With the labelled data, it is possible to train a Random Forest model and the features extracted on the next step and use this model to identify which samples are the hardest to classify (~0.5 output), then I manually labelled 200 of the samples identified by active learning.
The active learning helps a lot to mitigate the labelling cost. However, the labelling time I was expecting to spend was less then I imagined, so I ended manually labelling everything.
Extract features from the video data
Now, each row of our dataset is a video with its data, like title, number of views, author, description, video height, video width and other information. From these fields, I made feature engineering to extract some features that can be helpful to later.
This way, I extracted the number of views, view per day, video resolution and made a Bag of Words (BoW) with the title string. Surely, there are much more features that could be extracted, especially from video description and video tags. However, I left a more deep feature engineering to future works.
Train a Random Forest and a LightGBM model and ensamble them
With the extracted features and the labels, we can split the dataset in train and validation. I chose not to make a test set, leaving the ultimate validation to production data.
First I trained a LightGBM model optimizing its parameters with a bayesian optimization along with some data pre-processing parameters (like n_gram range for BoW). Then, the Random Forest model was trained with the same pre-processing parameters found on bayesian search. For more details, you can check the implementation. I looked for an ensemble of these two models giving a weight to each model.
To measure how well the model is performing, I chose not to use precision, recall and F1-Score. Since the problem involves a recommendation, the final output should be a ranking of the most relevant recommendations (output closer to 1). Then I used the average_precision_score, roc_auc and log_loss to better evaluate the model.
Also, I made a Learning Curve Analysis (LCA) to check if the data used was enough to have a consistent prediction. The ROC curve and the LCA can be seen on the figures below. The feature extraction and the modelling is on “final_model.py”
Build a simple app to serve the model through Heroku
Now that we have our model, we can make an application to predict on production data. Since our data is from youtube searches, if we use the same queries used to make the dataset, we would probably get the same or almost the same videos used to train/validate the model. Then I changed most of the queries to get different videos at the application.
This process includes an application (app.py) built with Flask. This script is responsible to call the functions to scrap new data, treat it and use the saved model to predict the output and finally, make the .html file to present the final output. The scrapped data is pre-processed and stored on a SQLite database and then queried to make predictions, this way later I can insert new data to the database and easy re-run the application.
To deploy it, I used Docker and Gunicorn. There is a Dockerfile with the configuration on the deploy folder. You can easily run a docker locally or even deploy it through Heroku, which I have done following the guide on Heroku documentation.

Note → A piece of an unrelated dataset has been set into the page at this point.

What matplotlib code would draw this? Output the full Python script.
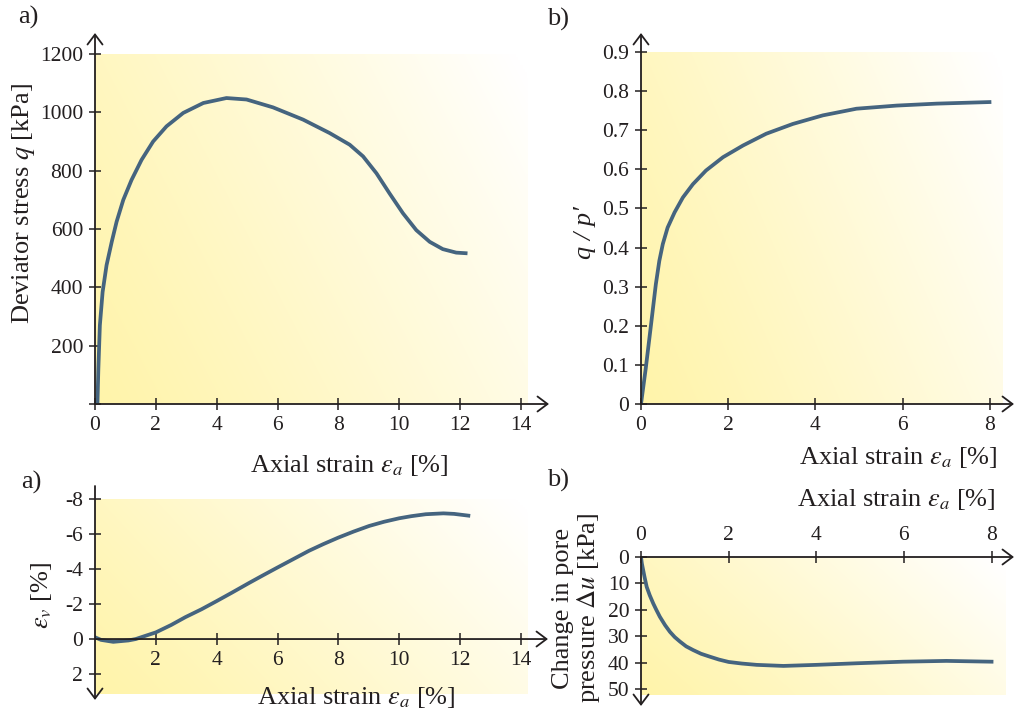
import numpy as np
import matplotlib
matplotlib.use("Agg")
import matplotlib.pyplot as plt

plt.rcParams['font.family'] = ['Liberation Serif', 'DejaVu Serif']
plt.rcParams['mathtext.fontset'] = 'stix'
plt.rcParams['axes.unicode_minus'] = False

# ---- data ----
# a) deviator stress vs axial strain
ea_q = [0.08, 0.11, 0.16, 0.25, 0.38, 0.55, 0.71, 0.93, 1.2, 1.53, 1.91, 2.35,
        2.9, 3.56, 4.32, 4.98, 5.85, 6.84, 7.71, 8.37, 8.81, 9.25, 9.68, 10.12,
        10.56, 11.0, 11.43, 11.87, 12.18]
q = [0, 120, 270, 384, 476, 556, 625, 700, 768, 837, 900, 952,
     998, 1032, 1049, 1044, 1017, 975, 929, 889, 849, 791, 722, 654,
     596, 556, 531, 519, 517]

# b) stress ratio vs axial strain
ea_r = [0, 0.11, 0.23, 0.34, 0.42, 0.5, 0.61, 0.77, 0.96, 1.19, 1.49, 1.88,
        2.34, 2.87, 3.48, 4.17, 4.94, 5.86, 6.78, 7.99]
ratio = [0, 0.092, 0.203, 0.306, 0.366, 0.409, 0.451, 0.49, 0.528, 0.562,
         0.597, 0.631, 0.661, 0.691, 0.716, 0.738, 0.755, 0.763, 0.768, 0.772]

# a) volumetric strain vs axial strain
ea_v = [0, 0.2, 0.6, 1.1, 1.34, 1.6, 2.0, 2.5, 2.97, 3.5, 3.99, 4.5, 5.06, 5.5,
        5.99, 6.5, 7.03, 7.5, 7.99, 8.5, 9.01, 9.5, 10.0, 10.4, 10.87, 11.45,
        11.8, 12.27]
ev = [-0.1, 0.05, 0.16, 0.08, 0.0, -0.15, -0.38, -0.8, -1.25, -1.7, -2.16,
      -2.65, -3.2, -3.62, -4.08, -4.55, -5.04, -5.42, -5.79, -6.14, -6.46,
      -6.7, -6.9, -7.02, -7.13, -7.18, -7.15, -7.05]

# b) pore pressure change vs axial strain
ea_u = [0, 0.02, 0.05, 0.08, 0.13, 0.2, 0.28, 0.35, 0.43, 0.55, 0.66, 0.77,
        0.89, 1.03, 1.19, 1.37, 1.57, 1.78, 2.0, 2.3, 2.64, 3.25, 4.0, 4.92,
        5.98, 6.97, 8.0]
du = [0, 2.5, 5, 7.5, 11.3, 14.5, 17.6, 20, 22.6, 25.8, 28.3, 30.3,
      32, 33.8, 35.2, 36.6, 37.7, 38.8, 39.7, 40.3, 40.8, 41.2, 40.8, 40.2,
      39.6, 39.3, 39.6]

q_ticks = [0, 200, 400, 600, 800, 1000, 1200]
q_labels = ['', '200', '400', '600', '800', '1000', '1200']
r_ticks = [0, 0.1, 0.2, 0.3, 0.4, 0.5, 0.6, 0.7, 0.8, 0.9]
r_labels = ['0', '0.1', '0.2', '0.3', '0.4', '0.5', '0.6', '0.7', '0.8', '0.9']
v_ticks = [-8, -6, -4, -2, 0, 2]
u_ticks = [0, 10, 20, 30, 40, 50]
x14_ticks = [0, 2, 4, 6, 8, 10, 12, 14]
x8_ticks = [0, 2, 4, 6, 8]

W, H = 1015, 717
LINE = '#45647f'
INK = '#231f20'
XLAB = r'Axial strain $\varepsilon_a$ [%]'


def box(l, t, r, b):
    # pixel box -> figure fraction rect
    return [l / W, 1 - b / H, (r - l) / W, (b - t) / H]


def fpos(x, y):
    return x / W, 1 - y / H


def shade(ax):
    n = 200
    X, Y = np.meshgrid(np.linspace(0, 1, n), np.linspace(0, 1, n))
    d = np.clip(0.72 * X + 0.3 * Y, 0, 1) ** 1.1
    d = d[..., None]
    yellow = np.array([255, 244, 170]) / 255
    img = yellow * (1 - d) + np.ones(3) * d
    ax.imshow(img, extent=[0, 1, 0, 1], transform=ax.transAxes, origin='lower',
              aspect='auto', zorder=0, interpolation='bilinear')


def arrow(ax, start, end, coords='axes fraction'):
    ax.annotate('', xy=end, xytext=start, xycoords=coords, textcoords=coords,
                annotation_clip=False,
                arrowprops=dict(arrowstyle='->, head_length=0.6, head_width=0.45',
                                mutation_scale=12, lw=1.3, color=INK,
                                shrinkA=0, shrinkB=0))


def style(ax):
    for s in ax.spines.values():
        s.set_visible(False)
    ax.tick_params(direction='inout', length=9, width=1.1, colors=INK,
                   labelsize=15.5, pad=4)


fig = plt.figure(figsize=(W / 100, H / 100), dpi=100)

# ---- a) top ----
ax1 = fig.add_axes(box(95, 54, 528, 404))
shade(ax1)
ax1.plot(ea_q, q, color=LINE, lw=2.7, zorder=3, solid_joinstyle='round')
ax1.set_xlim(0, 14.23)
ax1.set_ylim(0, 1200)
style(ax1)
ax1.set_xticks(x14_ticks)
ax1.set_yticks(q_ticks)
ax1.set_yticklabels(q_labels)
arrow(ax1, (0, 0), ((549 - 95) / 433, 0))
arrow(ax1, (0, 0), (0, (404 - 33) / 350))

# ---- b) top ----
ax2 = fig.add_axes(box(641, 52, 1003, 404))
shade(ax2)
ax2.plot(ea_r, ratio, color=LINE, lw=2.7, zorder=3, solid_joinstyle='round')
ax2.set_xlim(0, 8.3)
ax2.set_ylim(0, 0.9)
style(ax2)
ax2.set_xticks(x8_ticks)
ax2.set_yticks(r_ticks)
ax2.set_yticklabels(r_labels)
arrow(ax2, (0, 0), ((1014 - 641) / 362, 0))
arrow(ax2, (0, 0), (0, (404 - 33) / 352))

# ---- a) bottom ----
ax3 = fig.add_axes(box(95, 499, 528, 694))
shade(ax3)
ax3.plot(ea_v, ev, color=LINE, lw=2.7, zorder=3, solid_joinstyle='round')
ax3.set_xlim(0, 14.23)
ax3.set_ylim(3.14, -8)
style(ax3)
ax3.spines['bottom'].set_position(('data', 0))
ax3.set_xticks(x14_ticks[1:])
ax3.set_yticks(v_ticks)
arrow(ax3, (0, 0), ((548 - 95) / 433, 0), coords=('axes fraction', 'data'))
arrow(ax3, (0, (694 - 486) / 195), (0, (694 - 700) / 195))

# ---- b) bottom ----
ax4 = fig.add_axes(box(641, 557, 1006, 695))
shade(ax4)
ax4.plot(ea_u, du, color=LINE, lw=2.7, zorder=3, solid_joinstyle='round')
ax4.set_xlim(0, 8.33)
ax4.set_ylim(52.2, 0)
style(ax4)
ax4.xaxis.tick_top()
ax4.set_xticks(x8_ticks)
ax4.set_yticks(u_ticks)
arrow(ax4, (0, 1), ((1014 - 641) / 365, 1))
arrow(ax4, (0, 1), (0, (695 - 706) / 138))

# ---- labels ----
fs = 19
fig.text(*fpos(349, 466), XLAB, ha='center', va='center', fontsize=fs, color=INK)
fig.text(*fpos(998, 458), XLAB, ha='right', va='center', fontsize=fs, color=INK)
fig.text(*fpos(356, 697), XLAB, ha='center', va='center', fontsize=fs, color=INK)
fig.text(*fpos(996, 500), XLAB, ha='right', va='center', fontsize=fs, color=INK)

fig.text(*fpos(24, 204), r'Deviator stress $q$ [kPa]', rotation=90,
         ha='center', va='center', fontsize=fs, color=INK)
fig.text(*fpos(585, 233), 'q / p\u2032', rotation=90, style='italic',
         ha='center', va='center', fontsize=fs, color=INK)
fig.text(*fpos(42, 595), r'$\varepsilon_v$ [%]', rotation=90,
         ha='center', va='center', fontsize=fs, color=INK)
fig.text(*fpos(577, 608), 'Change in pore\n' + r'pressure $\Delta u$ [kPa]',
         rotation=90, ha='center', va='center', multialignment='center',
         fontsize=fs, color=INK, linespacing=1.0)

fig.text(*fpos(18, 17), 'a)', ha='left', va='center', fontsize=fs, color=INK)
fig.text(*fpos(547, 19), 'b)', ha='left', va='center', fontsize=fs, color=INK)
fig.text(*fpos(21, 482), 'a)', ha='left', va='center', fontsize=fs, color=INK)
fig.text(*fpos(547, 480), 'b)', ha='left', va='center', fontsize=fs, color=INK)

fig.savefig('out.png', dpi=100)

You can see the deployed application screenshot below:
However, if you open it now probably the music list will be the same or quite similar to the screenshot. This can happen due to music do not change a lot over time and, the model just makes a re-classification when I want; there is no re-train routine scheduled.
Conclusion
Looking at the model predictions at production there a clear bias. A lot of the recommend videos have the String “Official Music Video” on the title. Probably this is a heavy feature that does not make a lot of sense. Many improvements can be made to improve the model performance and better understand the predictions.
Hope this article gives ideas and helps anyone who reads it. Again, this is article is not describing every step, however, the code is available at GitHub.